►
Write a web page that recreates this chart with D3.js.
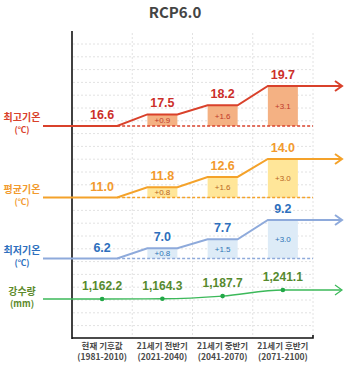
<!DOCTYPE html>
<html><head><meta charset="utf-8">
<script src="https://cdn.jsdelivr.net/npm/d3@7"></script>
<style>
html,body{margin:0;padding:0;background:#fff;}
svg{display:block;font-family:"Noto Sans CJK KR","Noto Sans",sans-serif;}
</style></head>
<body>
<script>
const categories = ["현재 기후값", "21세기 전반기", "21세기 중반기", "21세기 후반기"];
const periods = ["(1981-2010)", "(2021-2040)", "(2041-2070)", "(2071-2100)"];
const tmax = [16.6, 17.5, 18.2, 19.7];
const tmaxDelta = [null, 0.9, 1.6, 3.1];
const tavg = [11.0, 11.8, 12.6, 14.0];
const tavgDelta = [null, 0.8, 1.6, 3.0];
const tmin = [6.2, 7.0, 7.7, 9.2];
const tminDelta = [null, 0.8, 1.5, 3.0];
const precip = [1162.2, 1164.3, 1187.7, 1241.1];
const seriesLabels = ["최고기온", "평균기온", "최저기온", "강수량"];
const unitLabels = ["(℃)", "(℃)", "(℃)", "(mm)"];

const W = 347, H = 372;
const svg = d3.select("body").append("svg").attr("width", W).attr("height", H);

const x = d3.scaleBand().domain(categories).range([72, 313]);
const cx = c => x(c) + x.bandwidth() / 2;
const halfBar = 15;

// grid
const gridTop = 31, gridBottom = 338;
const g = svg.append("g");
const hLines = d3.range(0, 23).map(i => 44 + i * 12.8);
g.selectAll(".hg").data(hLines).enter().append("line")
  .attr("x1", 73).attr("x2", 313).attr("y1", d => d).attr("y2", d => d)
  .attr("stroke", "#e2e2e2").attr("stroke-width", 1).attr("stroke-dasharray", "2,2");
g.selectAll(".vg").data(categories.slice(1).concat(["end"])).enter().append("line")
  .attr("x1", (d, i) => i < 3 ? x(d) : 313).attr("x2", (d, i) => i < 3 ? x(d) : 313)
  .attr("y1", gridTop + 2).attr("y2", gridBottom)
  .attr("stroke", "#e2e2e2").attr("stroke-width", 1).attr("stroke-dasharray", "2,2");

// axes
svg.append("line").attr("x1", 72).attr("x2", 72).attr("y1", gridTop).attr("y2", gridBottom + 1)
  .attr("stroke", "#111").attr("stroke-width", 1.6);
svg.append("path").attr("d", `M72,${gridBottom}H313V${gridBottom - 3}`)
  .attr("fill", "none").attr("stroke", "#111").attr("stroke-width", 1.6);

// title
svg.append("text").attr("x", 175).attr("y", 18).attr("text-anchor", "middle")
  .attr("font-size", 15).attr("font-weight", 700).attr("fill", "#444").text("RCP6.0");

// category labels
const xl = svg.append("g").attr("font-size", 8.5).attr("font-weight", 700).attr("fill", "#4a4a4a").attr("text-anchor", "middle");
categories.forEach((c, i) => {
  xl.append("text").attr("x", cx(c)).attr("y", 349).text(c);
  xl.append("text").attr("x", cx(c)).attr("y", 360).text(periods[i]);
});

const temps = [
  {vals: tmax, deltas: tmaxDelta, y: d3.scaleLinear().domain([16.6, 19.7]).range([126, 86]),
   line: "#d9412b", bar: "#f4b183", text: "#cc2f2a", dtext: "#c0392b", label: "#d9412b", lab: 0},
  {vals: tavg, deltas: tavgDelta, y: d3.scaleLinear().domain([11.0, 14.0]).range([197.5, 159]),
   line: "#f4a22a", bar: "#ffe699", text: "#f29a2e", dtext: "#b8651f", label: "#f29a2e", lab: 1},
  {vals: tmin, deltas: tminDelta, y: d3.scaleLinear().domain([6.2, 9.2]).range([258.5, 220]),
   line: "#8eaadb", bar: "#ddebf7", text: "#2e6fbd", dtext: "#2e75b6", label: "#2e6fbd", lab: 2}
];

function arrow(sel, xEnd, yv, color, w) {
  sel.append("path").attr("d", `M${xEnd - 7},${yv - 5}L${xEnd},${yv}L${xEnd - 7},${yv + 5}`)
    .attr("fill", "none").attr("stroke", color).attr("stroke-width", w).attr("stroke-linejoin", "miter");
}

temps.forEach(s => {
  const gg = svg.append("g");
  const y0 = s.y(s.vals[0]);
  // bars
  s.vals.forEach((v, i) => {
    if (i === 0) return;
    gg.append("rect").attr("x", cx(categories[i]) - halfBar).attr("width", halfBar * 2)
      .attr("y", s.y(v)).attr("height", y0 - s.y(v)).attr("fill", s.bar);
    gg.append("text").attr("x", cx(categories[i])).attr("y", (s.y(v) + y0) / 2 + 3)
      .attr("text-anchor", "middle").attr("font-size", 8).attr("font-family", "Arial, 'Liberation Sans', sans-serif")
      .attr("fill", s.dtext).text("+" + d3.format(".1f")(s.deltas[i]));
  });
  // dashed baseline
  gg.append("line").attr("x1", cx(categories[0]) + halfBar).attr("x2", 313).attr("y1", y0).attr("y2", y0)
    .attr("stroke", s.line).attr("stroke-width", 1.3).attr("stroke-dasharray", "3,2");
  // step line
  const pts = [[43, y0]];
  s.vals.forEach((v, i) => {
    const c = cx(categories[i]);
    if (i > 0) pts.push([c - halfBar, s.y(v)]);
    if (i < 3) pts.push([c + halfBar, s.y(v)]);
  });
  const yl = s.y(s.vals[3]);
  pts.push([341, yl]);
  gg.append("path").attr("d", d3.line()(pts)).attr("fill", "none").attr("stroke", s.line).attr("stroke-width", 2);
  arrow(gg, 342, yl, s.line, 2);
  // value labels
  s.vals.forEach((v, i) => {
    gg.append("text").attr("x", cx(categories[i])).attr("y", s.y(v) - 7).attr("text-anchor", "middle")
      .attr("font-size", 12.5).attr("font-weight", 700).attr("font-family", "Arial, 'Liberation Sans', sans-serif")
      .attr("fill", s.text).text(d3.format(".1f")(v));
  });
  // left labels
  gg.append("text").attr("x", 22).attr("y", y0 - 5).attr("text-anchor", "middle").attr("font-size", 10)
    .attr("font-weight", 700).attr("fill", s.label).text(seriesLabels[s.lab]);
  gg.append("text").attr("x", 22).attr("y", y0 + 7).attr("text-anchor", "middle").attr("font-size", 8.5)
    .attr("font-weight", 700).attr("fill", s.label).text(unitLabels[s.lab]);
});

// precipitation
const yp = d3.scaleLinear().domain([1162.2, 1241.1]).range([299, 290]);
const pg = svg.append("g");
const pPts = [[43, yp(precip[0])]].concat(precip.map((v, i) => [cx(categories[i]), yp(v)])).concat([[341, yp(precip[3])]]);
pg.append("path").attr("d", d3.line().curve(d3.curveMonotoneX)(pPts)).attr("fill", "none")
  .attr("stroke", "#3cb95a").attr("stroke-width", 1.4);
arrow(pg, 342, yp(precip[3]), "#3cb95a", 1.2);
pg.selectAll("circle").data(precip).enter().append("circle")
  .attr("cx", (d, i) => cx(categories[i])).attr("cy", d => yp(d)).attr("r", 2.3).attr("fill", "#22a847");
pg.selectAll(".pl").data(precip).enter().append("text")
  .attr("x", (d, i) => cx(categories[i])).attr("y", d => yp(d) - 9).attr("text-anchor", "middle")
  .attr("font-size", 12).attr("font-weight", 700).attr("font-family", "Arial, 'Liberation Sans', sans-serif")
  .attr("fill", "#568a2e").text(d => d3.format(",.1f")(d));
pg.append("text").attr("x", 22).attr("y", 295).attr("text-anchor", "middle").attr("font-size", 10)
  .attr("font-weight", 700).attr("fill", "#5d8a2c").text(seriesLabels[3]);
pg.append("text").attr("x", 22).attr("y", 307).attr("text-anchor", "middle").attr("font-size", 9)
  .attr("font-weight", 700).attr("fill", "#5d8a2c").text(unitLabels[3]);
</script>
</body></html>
◄
Copy the data exactly. Any picture it contains is to be omitted.

Write a web page that recreates this chart with D3.js.
<!DOCTYPE html>
<html><head><meta charset="utf-8">
<script src="https://cdn.jsdelivr.net/npm/d3@7"></script>
<style>
html,body{margin:0;padding:0;background:#fff;}
svg{display:block;font-family:"Noto Sans CJK KR","Noto Sans",sans-serif;}
</style></head>
<body>
<script>
const categories = ["현재 기후값", "21세기 전반기", "21세기 중반기", "21세기 후반기"];
const periods = ["(1981-2010)", "(2021-2040)", "(2041-2070)", "(2071-2100)"];
const tmax = [16.6, 17.5, 18.2, 19.7];
const tmaxDelta = [null, 0.9, 1.6, 3.1];
const tavg = [11.0, 11.8, 12.6, 14.0];
const tavgDelta = [null, 0.8, 1.6, 3.0];
const tmin = [6.2, 7.0, 7.7, 9.2];
const tminDelta = [null, 0.8, 1.5, 3.0];
const precip = [1162.2, 1164.3, 1187.7, 1241.1];
const seriesLabels = ["최고기온", "평균기온", "최저기온", "강수량"];
const unitLabels = ["(℃)", "(℃)", "(℃)", "(mm)"];

const W = 347, H = 372;
const svg = d3.select("body").append("svg").attr("width", W).attr("height", H);

const x = d3.scaleBand().domain(categories).range([72, 313]);
const cx = c => x(c) + x.bandwidth() / 2;
const halfBar = 15;

// grid
const gridTop = 31, gridBottom = 338;
const g = svg.append("g");
const hLines = d3.range(0, 23).map(i => 44 + i * 12.8);
g.selectAll(".hg").data(hLines).enter().append("line")
  .attr("x1", 73).attr("x2", 313).attr("y1", d => d).attr("y2", d => d)
  .attr("stroke", "#e2e2e2").attr("stroke-width", 1).attr("stroke-dasharray", "2,2");
g.selectAll(".vg").data(categories.slice(1).concat(["end"])).enter().append("line")
  .attr("x1", (d, i) => i < 3 ? x(d) : 313).attr("x2", (d, i) => i < 3 ? x(d) : 313)
  .attr("y1", gridTop + 2).attr("y2", gridBottom)
  .attr("stroke", "#e2e2e2").attr("stroke-width", 1).attr("stroke-dasharray", "2,2");

// axes
svg.append("line").attr("x1", 72).attr("x2", 72).attr("y1", gridTop).attr("y2", gridBottom + 1)
  .attr("stroke", "#111").attr("stroke-width", 1.6);
svg.append("path").attr("d", `M72,${gridBottom}H313V${gridBottom - 3}`)
  .attr("fill", "none").attr("stroke", "#111").attr("stroke-width", 1.6);

// title
svg.append("text").attr("x", 175).attr("y", 18).attr("text-anchor", "middle")
  .attr("font-size", 15).attr("font-weight", 700).attr("fill", "#444").text("RCP6.0");

// category labels
const xl = svg.append("g").attr("font-size", 8.5).attr("font-weight", 700).attr("fill", "#4a4a4a").attr("text-anchor", "middle");
categories.forEach((c, i) => {
  xl.append("text").attr("x", cx(c)).attr("y", 349).text(c);
  xl.append("text").attr("x", cx(c)).attr("y", 360).text(periods[i]);
});

const temps = [
  {vals: tmax, deltas: tmaxDelta, y: d3.scaleLinear().domain([16.6, 19.7]).range([126, 86]),
   line: "#d9412b", bar: "#f4b183", text: "#cc2f2a", dtext: "#c0392b", label: "#d9412b", lab: 0},
  {vals: tavg, deltas: tavgDelta, y: d3.scaleLinear().domain([11.0, 14.0]).range([197.5, 159]),
   line: "#f4a22a", bar: "#ffe699", text: "#f29a2e", dtext: "#b8651f", label: "#f29a2e", lab: 1},
  {vals: tmin, deltas: tminDelta, y: d3.scaleLinear().domain([6.2, 9.2]).range([258.5, 220]),
   line: "#8eaadb", bar: "#ddebf7", text: "#2e6fbd", dtext: "#2e75b6", label: "#2e6fbd", lab: 2}
];

function arrow(sel, xEnd, yv, color, w) {
  sel.append("path").attr("d", `M${xEnd - 7},${yv - 5}L${xEnd},${yv}L${xEnd - 7},${yv + 5}`)
    .attr("fill", "none").attr("stroke", color).attr("stroke-width", w).attr("stroke-linejoin", "miter");
}

temps.forEach(s => {
  const gg = svg.append("g");
  const y0 = s.y(s.vals[0]);
  // bars
  s.vals.forEach((v, i) => {
    if (i === 0) return;
    gg.append("rect").attr("x", cx(categories[i]) - halfBar).attr("width", halfBar * 2)
      .attr("y", s.y(v)).attr("height", y0 - s.y(v)).attr("fill", s.bar);
    gg.append("text").attr("x", cx(categories[i])).attr("y", (s.y(v) + y0) / 2 + 3)
      .attr("text-anchor", "middle").attr("font-size", 8).attr("font-family", "Arial, 'Liberation Sans', sans-serif")
      .attr("fill", s.dtext).text("+" + d3.format(".1f")(s.deltas[i]));
  });
  // dashed baseline
  gg.append("line").attr("x1", cx(categories[0]) + halfBar).attr("x2", 313).attr("y1", y0).attr("y2", y0)
    .attr("stroke", s.line).attr("stroke-width", 1.3).attr("stroke-dasharray", "3,2");
  // step line
  const pts = [[43, y0]];
  s.vals.forEach((v, i) => {
    const c = cx(categories[i]);
    if (i > 0) pts.push([c - halfBar, s.y(v)]);
    if (i < 3) pts.push([c + halfBar, s.y(v)]);
  });
  const yl = s.y(s.vals[3]);
  pts.push([341, yl]);
  gg.append("path").attr("d", d3.line()(pts)).attr("fill", "none").attr("stroke", s.line).attr("stroke-width", 2);
  arrow(gg, 342, yl, s.line, 2);
  // value labels
  s.vals.forEach((v, i) => {
    gg.append("text").attr("x", cx(categories[i])).attr("y", s.y(v) - 7).attr("text-anchor", "middle")
      .attr("font-size", 12.5).attr("font-weight", 700).attr("font-family", "Arial, 'Liberation Sans', sans-serif")
      .attr("fill", s.text).text(d3.format(".1f")(v));
  });
  // left labels
  gg.append("text").attr("x", 22).attr("y", y0 - 5).attr("text-anchor", "middle").attr("font-size", 10)
    .attr("font-weight", 700).attr("fill", s.label).text(seriesLabels[s.lab]);
  gg.append("text").attr("x", 22).attr("y", y0 + 7).attr("text-anchor", "middle").attr("font-size", 8.5)
    .attr("font-weight", 700).attr("fill", s.label).text(unitLabels[s.lab]);
});

// precipitation
const yp = d3.scaleLinear().domain([1162.2, 1241.1]).range([299, 290]);
const pg = svg.append("g");
const pPts = [[43, yp(precip[0])]].concat(precip.map((v, i) => [cx(categories[i]), yp(v)])).concat([[341, yp(precip[3])]]);
pg.append("path").attr("d", d3.line().curve(d3.curveMonotoneX)(pPts)).attr("fill", "none")
  .attr("stroke", "#3cb95a").attr("stroke-width", 1.4);
arrow(pg, 342, yp(precip[3]), "#3cb95a", 1.2);
pg.selectAll("circle").data(precip).enter().append("circle")
  .attr("cx", (d, i) => cx(categories[i])).attr("cy", d => yp(d)).attr("r", 2.3).attr("fill", "#22a847");
pg.selectAll(".pl").data(precip).enter().append("text")
  .attr("x", (d, i) => cx(categories[i])).attr("y", d => yp(d) - 9).attr("text-anchor", "middle")
  .attr("font-size", 12).attr("font-weight", 700).attr("font-family", "Arial, 'Liberation Sans', sans-serif")
  .attr("fill", "#568a2e").text(d => d3.format(",.1f")(d));
pg.append("text").attr("x", 22).attr("y", 295).attr("text-anchor", "middle").attr("font-size", 10)
  .attr("font-weight", 700).attr("fill", "#5d8a2c").text(seriesLabels[3]);
pg.append("text").attr("x", 22).attr("y", 307).attr("text-anchor", "middle").attr("font-size", 9)
  .attr("font-weight", 700).attr("fill", "#5d8a2c").text(unitLabels[3]);
</script>
</body></html>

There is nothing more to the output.